I have interviewed many a time for jobs, internships and (lots of) colleges over the years. The one thing I picked up in this process is that interviewers like honesty. This article points out the reasons why. They want to see you think on your feet, show improvement, and always be there with an honest and straightforward opinion. I also think spontaneity is a useful interview tip to build upon this list. Coming overly prepared and polished can actually hurt you sometimes. We've all heard about that cliche answer to "What's your biggest weakness?": "I'm too much of a perfectionist". That's rehearsed and probably a little bit of a lie. I like that they wrote a disclaimer about bashing yourself and offering no explanation though. If you have a weakness that you can recognize and admit in an interview you are at least aware of it and probably trying to improve it, so talk about it.
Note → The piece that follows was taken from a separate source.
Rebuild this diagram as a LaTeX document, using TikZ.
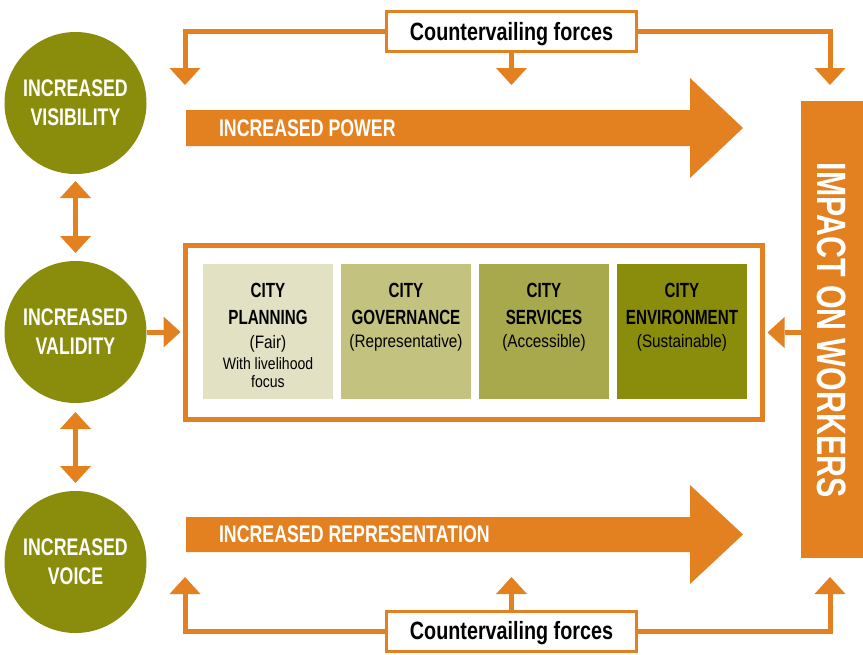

In the end, an interview is all about showing off your true personality, so show it.

Unknown said...

Articles like this one help to remind me that everyone makes mistakes and mishaps are just part of the natural progression of life. Taking these missteps in stride and not allowing them to have a deep impact is necessary in maintaining professionalism and a slight degree of emotional distance from your work (read: not taking work too seriously). It is important to note that this attitude can also taken to an extreme (as is the case with many things) and thus causing one to be so distant and calm that is may come across as blasé or unaffected. This article emphasizes the need to be balanced and truthful while admitting that things go wrong from time to time. In essence it's not how bad the problem was, it's how you reacted to and handled the problem that will truly show potential employers how you manage dilemmas and react in stressful situations.

Daniel Silverman said...

Interviewing can be difficult and having strategies to cope with questions you don’t want to answer or questions that can be difficult to answer is a great idea. The ideas set forth in this article make a lot of sense. Although, I think a lot of it is common sense. Talking about weaknesses can be difficult and uncomfortable. By admitting to it and talking about how you are or plan on improving, employers can see a lot about an employee. I’ve been asked about difficult people a lot. My standard answer to that question is to listen to what people are saying and to stay calm. I think I could turn this around by talking about how to improve communication skills and working with others. I also try to be as honest as I can with my answers. I know that one of my struggles in life is early mornings. I hate them. But, by admitting this to potential employers telling them how I deal with it, I can turn that into a positive.